Это логика социальной справедливости: меня обложили препятствиями — я сосредоточен на том, чтобы убрать их. Это логика маленького человека: постоянной оглядки, обиды и зависимости.
Обидой Сенчин открыл роман, показав героя жертвой переломной эпохи: «Исчезли уже те возможности, какие были в начале девяностых, когда с нуля — горлом, кулаками, за бутылку коньяка — можно было завести свое дело. Открыть бизнес. Да и возраст… Пятьдесят все-таки». Но вскоре он далеко разводит планы обстоятельств и человеческой воли. Они и движутся в намеренно разном ритме: быт романа замедлен, запаян в природный цикл сезонов и погод, в нем долгое время ничего не меняется по существу — меж тем как план духовный развивается по стремительно нисходящей линии.
За проблемой выживания маленького человека встает проблема его, в религиозном смысле, спасения . Потому что если художник страдает, как маленький человек, то и маленький человек свободен, как художник. А значит, виновен в своей судьбе. Из жертвы обстоятельств Николай Елтышев обращается в их вершителя.
С чего началось? Уже то, как определит читатель отправную точку падения героя, зависит восприятие событий романа: включение или паралич внутреннего зрения. Встретившееся в ЖЖ-обсуждениях мнение, что герой наказан за «милицейский произвол», так же очевидно, как далеко от смысла романа. Расплата «мента», злоупотребившего властью, — это такая же безопасная мысль, как о деревне, в которой нельзя жить: и мундир и топография изолируют читателя от опыта героя. С сокровенной точки зрения, безобразная сцена в вытрезвителе — не о служебном преступлении, а о том, кому служите? Автор вводит нас в мир ценностей и упований своего героя.
Первый же абзац дает исчерпывающий духовный портрет: «Подобно многим своим сверстникам, Николай Михайлович Елтышев большую часть жизни считал, что нужно вести себя по-человечески, исполнять свои обязанности и за это постепенно будешь вознаграждаться. Повышением в звании, квартирой, увеличением зарплаты, из которой, подкапливая, можно собрать сперва на холодильник, потом на стенку, хрустальный сервиз, а в конце концов — и на машину…» Абзац обрывается на пике меты: «Когда-то очень нравились Николаю Михайловичу “Жигули” шестой модели. Мечтой были». Горе тому, кто прочтет эти слова тоном жалости, а не обличения.

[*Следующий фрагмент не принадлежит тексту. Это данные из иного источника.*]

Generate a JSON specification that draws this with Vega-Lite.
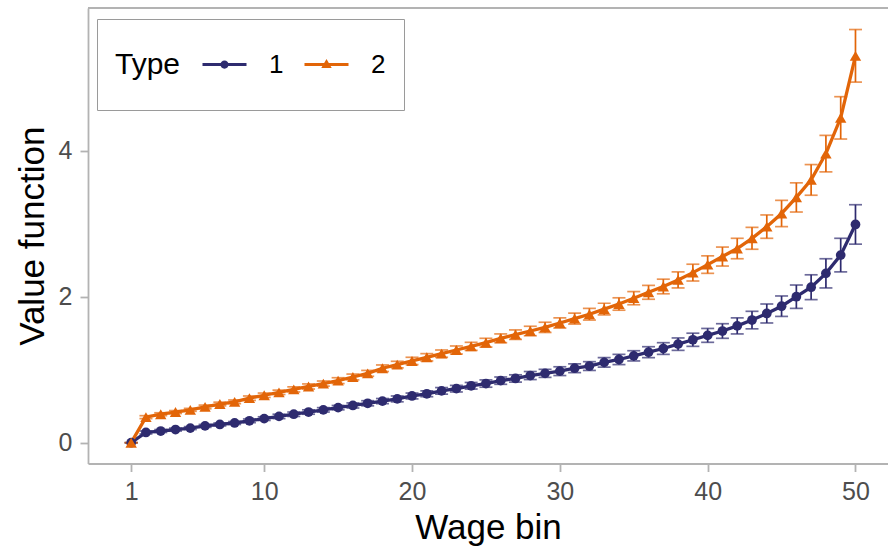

Не эпитафия потерянному поколению, у которого эпоха отобрала ожидаемое, а приговор самим его ожиданиям, мерившим жизнь в телевизорах: «сначала цветной (1)Рубин(2), а потом (1)Самсунг(2)». Николай изначально занимает жертвенную, обусловленную жизненную позицию: носит мундир добра, пока нашивают лычки. И когда меняется принцип выслуги благ — государство стимулирует не труд, а рвачество, — герою остается только досадовать, что вовремя не сменил форму: «Тот момент, когда, как в сказке про богатыря, нужно было выбрать путь, по которому двинуться дальше, Елтышев проспал <…> не веря, что ход жизни ломается всерьез и появляется шанс вырваться вперед многих. <…> Постепенно росло, обострялось раздражение». Сенчин показывает духовную беззащитность среднего гражданина страны перед атакой этой подмены, перед новыми требованиями социальной морали.